Ovid now begins to reflect on his life and the road he has taken to finally reach his destiny “Strange to look back on the enormous landscape we have struggled across all these weeks, across the sea, across my life in Rome, across my childhood to observe how clearly the footprints lead to this place and no other”. This contributes to the theme of destiny as Ovid is looking back at his life journey to reach this final and decisive moment. Ovid makes a reference to a goatherd from his childhood. He is sleeping up against an olive tree with his flock beside him and says he has stayed like that since he can last remember for nearly sixty years. He then goes on to say that there is then one goat which jerks up on its hind legs too much on a vine shoot. It seems that Ovid is referring to himself and is using this example as a metaphor. Ovid in fact has (like the goatherd) for nearly sixty years not accomplished anything until now when he has finally gotten up like that one goat to reach the ‘vine shoot’ which represents in this sense Ovid’s destiny.
Finally there is the last addition to this section in the novel which is Ovid’s description of the child as he takes his final steps away from Ovid. The child walks away from Ovid and is every now and again picking up a snail as a source of food. Then he stops just before the stream to pick up a couple more snails and then finally takes walks over the stream to the other side lost in a moment of his own childlike pleasure of being free.
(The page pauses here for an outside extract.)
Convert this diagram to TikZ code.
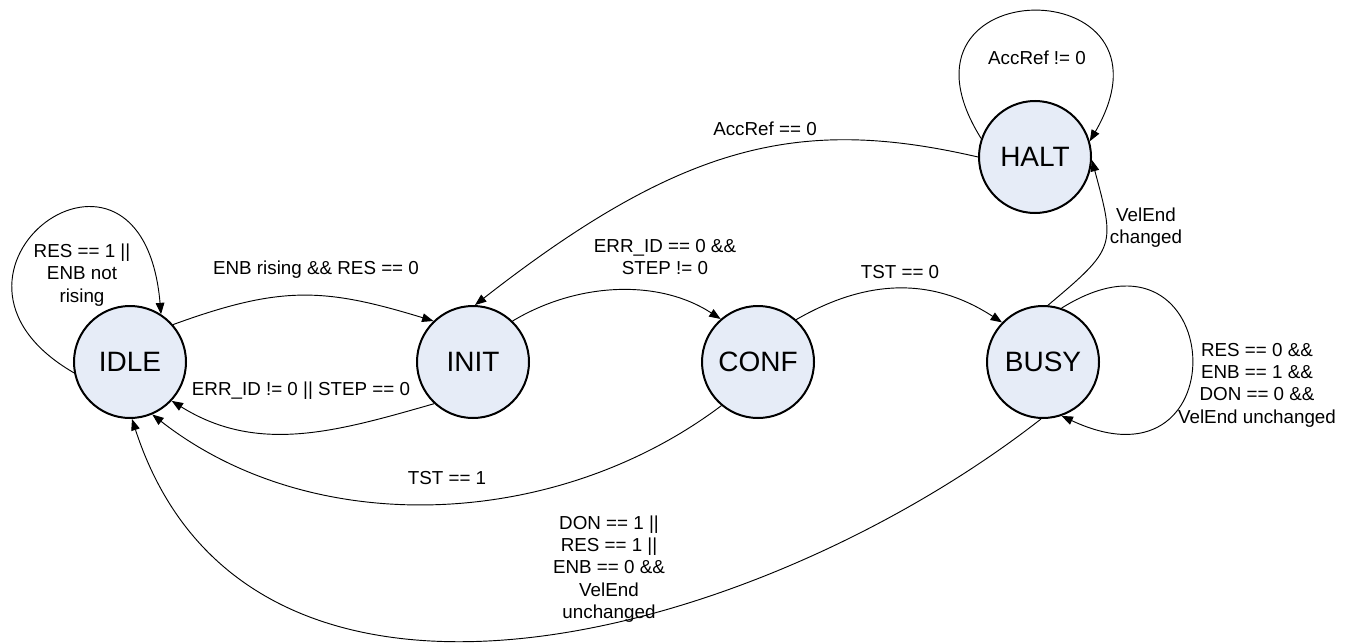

This analysis of the child is a great metaphor for what Ovid went through to eventually ‘pass through the stream’ and finally reach his destiny. This is a prime example of how the child does represent Ovid himself, his childhood and his destiny. Ovid travelled his whole life picking up “snails” that would keep him alive as he continued his journey. Until he finally reached his stream (the River of Ister) and passed it to his freeing of himself which results in his undying childlike pleasure.
Ovid chooses not to call out to the child as he doesn’t want to ruin the perfectness that is this moment. His life has reached that point of being perfect and without any form of influence form the rest of the world. His realisation of his final steps is expressed in this line “The living edible snails that are no longer necessary to my life and may be left now to return to their own”. ‘The snails’ which were what helped him make it past the ‘stream’ to his destiny is no longer needed as he has reached the place where he will rest for eternity.
“He is walking on the waters light. And as I watch, he takes the final steps off it, moving away slowly now into the deepest distance, above the earth, above the water, on air.”